Moody’s Analytics Forecasts 11% Drop in Retail Rents This Year
Pressured by rising e-commerce even before the COVID-19 crisis and now burdened with wide-scale store closures, retail rents could drop 11 percent in 2020, said Moody’s Analytics, New York.
“The COVID-19 pandemic has prompted unprecedented challenges in the economy, and multifamily and commercial real estate markets are changing rapidly as a result,” said Moody’s Analytics Head of Commercial Real Estate Economics Victor Calanog. “Store closures have made it difficult for retail tenants to pay rent, which has negatively impacted landlords. It is not yet clear how effective government support will be in this sector.”
National retail vacancies will likely rise past historic highs, which will push effective rents down, the report said. An 11 percent drop would constitute nearly twice the total decline in rents the retail sector experienced during and after the Great Recession.
Calanog noted the office sector could also see great distress given the severity of the downturn and social distancing policies implemented to combat the pandemic.
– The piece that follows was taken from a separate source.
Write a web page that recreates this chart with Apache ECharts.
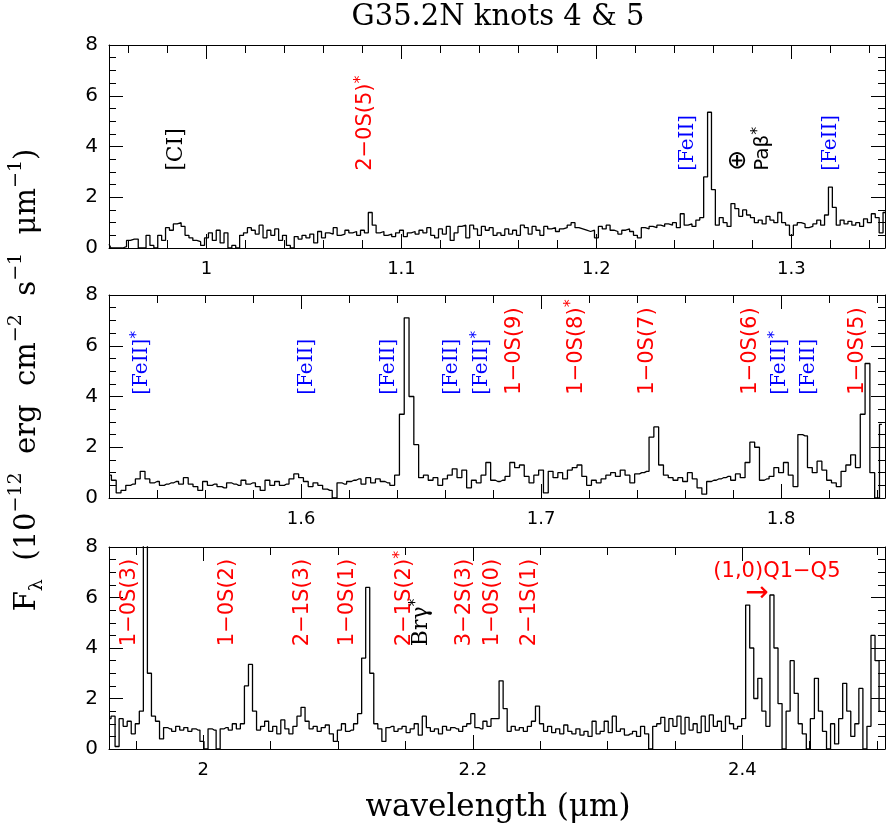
<!DOCTYPE html>
<html>
<head>
<meta charset="utf-8">
<script src="https://cdn.jsdelivr.net/npm/echarts@6/dist/echarts.min.js"></script>
<style>
  html, body { margin: 0; padding: 0; background: #fff; }
  #chart-container { width: 886px; height: 834px; }
</style>
</head>
<body>
<div id="chart-container"></div>
<script>
var dom = document.getElementById("chart-container");
var myChart = echarts.init(dom, null, { renderer: "canvas" });

var chart_title = "G35.2N knots 4 & 5";
var x_title = "wavelength (μm)";

// wavelength range of each panel (micron)
var range1 = [0.95, 1.348];
var range2 = [1.52, 1.8433];
var range3 = [1.93, 2.5059];

// spectra: first bin, bin width, flux in 1e-12 erg cm-2 s-1 um-1
var start1 = 0.95, step1 = 0.002;
var flux1 = [
  0.15, 0, 0, 0, 0.05, 0.3, 0.35, 0.35, 0, 0,
  0.5, 0.1, 0, 0.5, 0.3, 0.8, 0.7, 0.95, 1.0, 0.85,
  0.5, 0.4, 0.3, 0.25, 0.1, 0.4, 0.6, 0.3, 0.7, 0.2,
  0.6, 0, 0.1, 0, 0.5, 0.6, 0.8, 0.7, 0.55, 0.9,
  0.4, 0.7, 0.5, 0.75, 0.3, 0.5, 0.1, 0, 0.45, 0.35,
  0.5, 0.4, 0.55, 0.2, 0.65, 0.4, 0.6, 0.55, 0.8, 0.5,
  0.55, 0.7, 0.6, 0.65, 0.5, 0.7, 0.6, 1.4, 0.9, 0.6,
  0.65, 0.5, 0.55, 0.45, 0.6, 0.7, 0.45, 0.6, 0.65, 0.55,
  0.7, 0.6, 0.8, 0.5, 0.4, 0.75, 0.55, 0.85, 0.3, 0.6,
  0.85, 0.9, 0.4, 0.9, 0.75, 0.5, 0.85, 0.7, 0.8, 0.5,
  0.6, 0.5, 0.75, 0.55, 0.7, 0.5, 0.9, 0.8, 0.55, 0.85,
  0.7, 0.5, 0.85, 0.75, 0.8, 0.65, 0.75, 0.8, 0.9, 1.0,
  0.8, 0.75, 0.7, 0.65, 0.7, 0.4, 0.85, 0.75, 0.9, 0.7,
  0.65, 0.55, 0.7, 0.75, 0.65, 0.5, 0.4, 0.8, 0.75, 0.85,
  0.8, 0.9, 0.85, 0.95, 0.9, 1.0, 0.8, 1.35, 0.9, 0.95,
  0.85, 1.1, 1.2, 2.8, 5.35, 2.3, 0.9, 1.2, 1.0, 0.85,
  1.75, 1.55, 1.25, 1.5, 1.3, 1.2, 1.0, 1.1, 0.95, 1.25,
  1.1, 1.0, 1.4, 1.0, 0.9, 0.5, 0.9, 1.0, 0.95, 0.8,
  0.85, 0.95, 1.1, 0.9, 1.3, 2.4, 1.6, 0.9, 1.1, 0.95,
  1.05, 0.9, 1.0, 0.85, 1.15, 1.0, 1.35, 1.2, 0.6, 1.4
];

var start2 = 1.52, step2 = 0.002;
var flux2 = [
  0.9, 0.7, 0.2, 0.3, 0.5, 0.55, 0.75, 1.05, 0.75, 0.6,
  0.65, 0.5, 0.55, 0.6, 0.65, 0.55, 0.8, 0.55, 0.45, 0.3,
  0.65, 0.5, 0.55, 0.45, 0.4, 0.6, 0.55, 0.5, 0.7, 0.55,
  0.6, 0.45, 0.3, 0.7, 0.5, 0.65, 0.5, 0.55, 0.75, 0.95,
  0.8, 0.65, 0.45, 0.6, 0.5, 0.35, 0.3, 0, 0.6, 0.55,
  0.65, 0.7, 0.75, 0.55, 0.8, 0.6, 0.75, 0.65, 0.6, 0.5,
  0.9, 3.3, 7.1, 4.0, 2.1, 0.8, 0.9, 0.7, 0.8, 0.5,
  0.75, 0.9, 1.15, 0.8, 1.1, 0.4, 0.7, 0.6, 0.9, 1.4,
  0.7, 0.65, 0.7, 0.85, 1.4, 1.2, 1.3, 0.85, 0.6, 0.9,
  1.1, 0.2, 1.05, 0.8, 1.0, 0.75, 1.1, 1.2, 1.3, 0.85,
  0.5, 0.7, 0.6, 0.75, 0.9, 1.0, 0.85, 1.1, 0.9, 0.6,
  0.95, 1.0, 1.05, 2.4, 2.8, 1.3, 0.9, 0.8, 0.7, 0.8,
  0.65, 1.0, 0.75, 0.4, 0.15, 0.65, 0.7, 0.75, 0.8, 0.85,
  0.7, 0.95, 0.8, 1.4, 2.2, 2.0, 0.7, 0.75, 0.85, 1.2,
  1.0, 1.4, 0.9, 0.45, 2.5, 2.45, 1.2, 1.0, 1.45, 1.1,
  0.7, 0.6, 0.45, 1.05, 1.3, 1.7, 1.2, 3.3, 5.3, 1.0,
  0.0, 2.9
];

var start3 = 1.93, step3 = 0.003;
var flux3 = [
  1.2, 1.3, 0.1, 1.2, 0.9, 1.1, 0.6, 1.0, 1.5, 9.0,
  3.0, 1.3, 1.1, 0.4, 0.85, 0.8, 0.7, 0.9, 0.75, 0.85,
  0.7, 0.8, 0.75, 0.3, 0.0, 0.8, 0.75, 0.0, 0.8, 0.85,
  0.75, 1.0, 0.8, 1.0, 2.5, 3.35, 1.5, 0.75, 0.9, 1.1,
  0.7, 0.9, 0.6, 1.15, 0.8, 0.6, 0.9, 1.3, 1.65, 1.1,
  0.8, 0.9, 0.7, 0.85, 0.95, 0.6, 0.3, 0.75, 1.0, 0.7,
  0.75, 1.0, 1.4, 3.6, 6.4, 3.0, 1.0, 0.8, 0.3, 0.85,
  0.9, 0.7, 0.8, 0.9, 0.65, 0.8, 1.0, 0.55, 1.3, 0.85,
  0.7, 0.8, 0.6, 0.9, 0.75, 0.85, 0.8, 0.7, 0.9, 1.0,
  1.4, 0.85, 0.8, 1.1, 0.9, 1.2, 1.2, 2.7, 1.6, 0.7,
  0.9, 0.75, 0.85, 0.7, 0.9, 1.1, 1.7, 1.0, 0.7, 0.9,
  0.65, 0.8, 0.6, 0.95, 0.7, 0.6, 0.8, 0.55, 0.7, 0.5,
  1.1, 0.6, 0.7, 1.1, 0.65, 1.3, 0.7, 0.8, 0.55, 0.6,
  0.7, 0.5, 0.9, 0.6, 0.0, 0.9, 1.0, 1.25, 0.7, 1.2,
  0.9, 1.3, 0.6, 1.25, 0.75, 1.0, 0.65, 1.3, 0.7, 1.35,
  0.9, 1.1, 0.7, 1.3, 1.0, 0.8, 0.9, 1.2, 5.7, 4.0,
  2.0, 2.8, 1.5, 0.9, 6.1, 4.0, 1.8, 0.0, 1.5, 3.5,
  2.2, 1.0, 0.6, 0.0, 1.2, 2.8, 1.5, 0.7, 0.0, 1.0,
  0.2, 1.2, 2.6, 1.5, 0.5, 1.0, 2.4, 0.0, 0.9, 4.5,
  3.5, 1.5
];

// tick labels
var majorTicks1 = [1.0, 1.1, 1.2, 1.3];
var majorTicks2 = [1.6, 1.7, 1.8];
var majorTicks3 = [2.0, 2.2, 2.4];
var minorStep1 = 0.02, minorStep2 = 0.02, minorStep3 = 0.05;

// line identifications
var lineNames1 = ["[CI]", "2−0S(5)*", "[FeII]", "⊕", "Paβ*", "[FeII]"];
var lineWaves1 = [0.9846, 1.0818, 1.2469, 1.2731, 1.2854, 1.3203];
var lineNames2 = ["[FeII]*", "[FeII]", "[FeII]", "[FeII]", "[FeII]*", "1−0S(9)",
  "1−0S(8)*", "1−0S(7)", "1−0S(6)", "[FeII]*", "[FeII]", "1−0S(5)"];
var lineWaves2 = [1.5338, 1.6025, 1.6367, 1.6627, 1.6754, 1.6888,
  1.7146, 1.7442, 1.7871, 1.7996, 1.8117, 1.8317];
var lineNames3 = ["1−0S(3)", "1−0S(2)", "2−1S(3)", "1−0S(1)", "2−1S(2)*", "Brγ*",
  "3−2S(3)", "1−0S(0)", "2−1S(1)"];
var lineWaves3 = [1.9456, 2.0183, 2.074, 2.1074, 2.1497, 2.1618, 2.1942, 2.215, 2.2424];
var qBandName = "(1,0)Q1−Q5";
var qBandWave = 2.4257;
var qArrowWave = 2.4109;

var black = "#000";
var grids = [
  { left: 109, top: 45, width: 776, height: 203 },
  { left: 109, top: 295, width: 776, height: 203 },
  { left: 109, top: 547, width: 776, height: 202 },
];

function spectrum(start, step, flux) {
  return flux.map(function (f, i) {
    return [+(start + i * step).toFixed(4), f];
  });
}

function minorTicks(range, step, majors) {
  var out = [];
  for (var k = Math.ceil(range[0] / step - 1e-6); k * step <= range[1] + 1e-9; k++) {
    var v = +(k * step).toFixed(4);
    if (majors.indexOf(v) < 0) out.push(v);
  }
  return out;
}

function xAxes(p, range, majors, minors) {
  function ax(pos, values, len, labels, line) {
    return {
      type: "value", gridIndex: p, position: pos, min: range[0], max: range[1],
      splitLine: { show: false },
      axisLine: { show: line, onZero: false, lineStyle: { color: black, width: 1 } },
      axisTick: { show: true, inside: true, length: len, customValues: values,
        lineStyle: { color: black, width: 1 } },
      axisLabel: labels
        ? { show: true, customValues: values, margin: 12, color: black,
            fontSize: 18, fontFamily: "DejaVu Sans" }
        : { show: false },
    };
  }
  return [
    ax("bottom", majors, 14, true, true),
    ax("bottom", minors, 8, false, false),
    ax("top", majors, 14, false, true),
    ax("top", minors, 8, false, false),
  ];
}

function yAxes(p) {
  function ax(pos, labels) {
    return {
      type: "value", gridIndex: p, position: pos, min: 0, max: 8, interval: 2,
      splitLine: { show: false },
      axisLine: { show: true, onZero: false, lineStyle: { color: black, width: 1 } },
      axisTick: { show: true, inside: true, length: 14, lineStyle: { color: black, width: 1 } },
      minorTick: { show: true, splitNumber: 4, length: 7, lineStyle: { color: black, width: 1 } },
      axisLabel: labels
        ? { show: true, margin: 11, color: black, fontSize: 20, fontFamily: "DejaVu Sans" }
        : { show: false },
    };
  }
  return [ax("left", true), ax("right", false)];
}

function tok(color, family, size, lh, va) {
  var s = { color: color, fontFamily: family, fontSize: size, lineHeight: lh,
    textBorderWidth: 0, textShadowBlur: 0, opacity: 1 };
  if (va) s.verticalAlign = va;
  return s;
}

var labelRich = {
  r: tok("#ff0000", "DejaVu Sans", 21, 26),
  rs: tok("#ff0000", "DejaVu Sans", 16, 18, "top"),
  b: tok("#0000ff", "DejaVu Serif", 20, 26),
  bs: tok("#0000ff", "DejaVu Sans", 16, 18, "top"),
  k: tok(black, "DejaVu Sans", 20, 26),
  kf: tok(black, "DejaVu Serif", 22, 26),
  ks: tok(black, "DejaVu Sans", 16, 18, "top"),
  o: tok(black, "DejaVu Sans", 25, 26),
};

function richName(name) {
  var star = name.charAt(name.length - 1) === "*";
  var body = star ? name.slice(0, -1) : name;
  var key;
  if (body === "[CI]" || body === "Brγ") key = "kf";
  else if (body === "⊕") key = "o";
  else if (body.charAt(0) === "[") key = "b";
  else if (body.indexOf("S(") >= 0) key = "r";
  else key = "k";
  return "{" + key + "|" + body + "}" + (star ? "{" + key.charAt(0) + "s|*}" : "");
}

function labelSeries(p, names, waves, base) {
  return {
    type: "scatter", xAxisIndex: 4 * p, yAxisIndex: 2 * p, symbolSize: 0, silent: true,
    itemStyle: { color: "rgba(0,0,0,0)", opacity: 1 },
    label: {
      show: true, position: [0, 0], rotate: 90, align: "left", verticalAlign: "middle",
      color: black, opacity: 1, textBorderWidth: 0, rich: labelRich,
      formatter: function (prm) { return richName(prm.name); },
    },
    data: names.map(function (n, i) { return { name: n, value: [waves[i], base] }; }),
  };
}

function specSeries(p, start, step, flux) {
  return {
    type: "line", xAxisIndex: 4 * p, yAxisIndex: 2 * p, step: "middle",
    symbol: "none", showSymbol: false, silent: true, clip: true,
    lineStyle: { color: black, width: 1.3 },
    data: spectrum(start, step, flux),
  };
}

var option = {
  animation: false,
  grid: grids.map(function (g) { return Object.assign({ outerBoundsMode: "none", containLabel: false }, g); }),
  xAxis: []
    .concat(xAxes(0, range1, majorTicks1, minorTicks(range1, minorStep1, majorTicks1)))
    .concat(xAxes(1, range2, majorTicks2, minorTicks(range2, minorStep2, majorTicks2)))
    .concat(xAxes(2, range3, majorTicks3, minorTicks(range3, minorStep3, majorTicks3))),
  yAxis: [].concat(yAxes(0)).concat(yAxes(1)).concat(yAxes(2)),
  series: [
    specSeries(0, start1, step1, flux1),
    specSeries(1, start2, step2, flux2),
    specSeries(2, start3, step3, flux3),
    labelSeries(0, lineNames1, lineWaves1, 3.04),
    labelSeries(1, lineNames2, lineWaves2, 4.07),
    labelSeries(2, lineNames3, lineWaves3, 4.07),
    {
      type: "scatter", xAxisIndex: 8, yAxisIndex: 4, symbolSize: 0, silent: true,
      itemStyle: { color: "rgba(0,0,0,0)", opacity: 1 },
      label: { show: true, position: [0, 0], align: "center", verticalAlign: "middle",
        color: "#ff0000", opacity: 1, textBorderWidth: 0, fontFamily: "DejaVu Sans",
        fontSize: 21, formatter: "{b}" },
      data: [
        { name: qBandName, value: [qBandWave, 7.01] },
        { name: "→", value: [qArrowWave, 6.14], label: { fontSize: 28 } },
      ],
    },
  ],
  graphic: [
    {
      type: "text", x: 498, y: 17, silent: true,
      style: { text: chart_title, fill: black, font: '29px "DejaVu Serif"',
        align: "center", verticalAlign: "middle", textAlign: "center", textVerticalAlign: "middle" },
    },
    {
      type: "text", x: 498, y: 808, silent: true,
      style: { text: x_title, fill: black, font: '31px "DejaVu Serif"',
        align: "center", verticalAlign: "middle", textAlign: "center", textVerticalAlign: "middle" },
    },
    {
      type: "text", x: 27, y: 380, rotation: Math.PI / 2, silent: true,
      style: {
        text: "{n|F}{sub|λ}{n|  (10}{sup|−12}{n|  erg  cm}{sup|−2}{n|  s}{sup|−1}{n|  μm}{sup|−1}{n|)}",
        align: "center", verticalAlign: "middle", textAlign: "center", textVerticalAlign: "middle",
        fill: black,
        rich: {
          n: { fill: black, fontFamily: "DejaVu Serif", fontSize: 29, lineHeight: 40 },
          sup: { fill: black, fontFamily: "DejaVu Serif", fontSize: 19, lineHeight: 22, verticalAlign: "top" },
          sub: { fill: black, fontFamily: "DejaVu Serif", fontSize: 19, lineHeight: 22, verticalAlign: "bottom" },
        },
      },
    },
  ],
};

myChart.setOption(option);

window.addEventListener("resize", function () {
  myChart.resize();
});
</script>
</body>
</html>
National office vacancies could break the 20 percent mark by 2021 as more and more employers execute remote working policies and effective rents in some markets such as New York may fall by close to 25 percent.
“By contrast, industrial and multifamily properties are likely to fare better,” Calanog said. “Vacancies are still projected to rise and effective rents are expected to turn negative, but the impact will not be as severe as on retail and office properties.”
But under one potential situation, Moody’s Analytics’ “protracted slump” worst-case scenario, which assumes GDP contracts by more than 30 percent (annualized) in the second quarter, negative net absorption could approach 200 million square feet for the year and next year could see nearly 70 million square feet of negative net absorption. This severe situation could push the industrial sector’s vacancy rate up to 12.8 percent by year-end 2021. Average asking rents and average effective rents could decline 3.5 percent and 6.0 percent, respectively, by December 2021, the report said.
“The impact on the industrial sector could come with more of a lag than other sectors,” said Moody’s Analytics REIS Senior Economist Barbara Byrne Denham. “This is because most leases are locked in and the impact on trade is more ambiguous. But to be sure, the shutdown in the economy will still hurt the industrial sector, and significant new construction that had been underway will only compound the problem.”